In the past, I was not always a big fan of Offers in Compromises, since the standards for acceptance were often fairly difficult, and so many Offer applications got rejected. Instead, I usually employed other methods of handling tax assessments, as discussed in my other blog articles.
The IRS has now made it easier for a taxpayer to qualify for an Offer in Compromise. An Offer in Compromise, is an agreement between a taxpayer and the IRS that settles the taxpayer’s tax liabilities for less than the full amount owed.
In the OIC program, the IRS has always looked at the taxpayer’s future income plus net assets to determine the IRS’s collection potential from the taxpayer. The IRS has now made quite a drastic change in favor of the taxpayer when the future income is calculated.
Under the old rules, the amount of the taxpayer’s income in excess of the monthly allowable living expenses was multiplied by 48 if the offer amount could be paid within 5 months. Now that multiplying factor is only 12, down by 75% !
Also under the old rules the multiplier factor was 60 for offers paid within 24 months. Now that multiplier factor is only 24, not 60.
So for example, if your excess of income over living expenses is $1,000 per month, and you can pay $12,000 within 5 months, and you have no net assets, your offer of $12,000 may be accepted, even if your tax liability was say, $100,000.
That is unquestionably a very good deal.
In addition, the IRS has also liberalized somewhat how both net income and net assets are computed when calculating the Offer amount proposal.

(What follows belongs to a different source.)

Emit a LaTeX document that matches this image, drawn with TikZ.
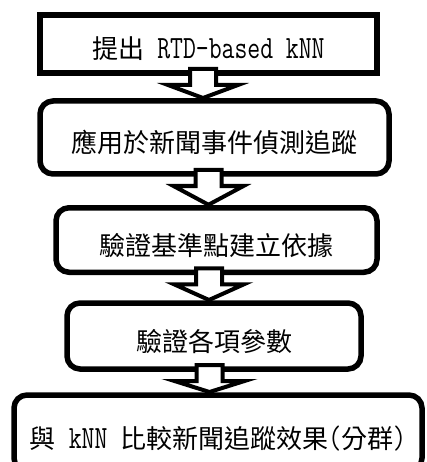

Of course, every taxpayer’s situation is different, so the numbers would have to be carefully crunched before deciding whether to submit an Offer in Compromise to the IRS. And, the IRS does traditionally take quite a long time before it decides whether an Offer is accepted or rejected, since Offers are carefully reviewed, and the IRS has a backlog of Offers. And one downside to an Offer is that during the time that the Offer is pending, the “CSED” ( Collection Statute Expiration Date), or the time during which IRS can collect taxes from you before they expire to zero, is frozen. In other words, the clock stops ticking for the 10 year expiration period on a tax debt. So, before you file an Offer, pay attention to where you are in the CSED. If your CSED is really close to expiring, filing an Offer now could be a very dumb thing to do.
But overall, I am much more OIC friendly than I used to be, and I have found myself filing more OIC’s than I have in the past.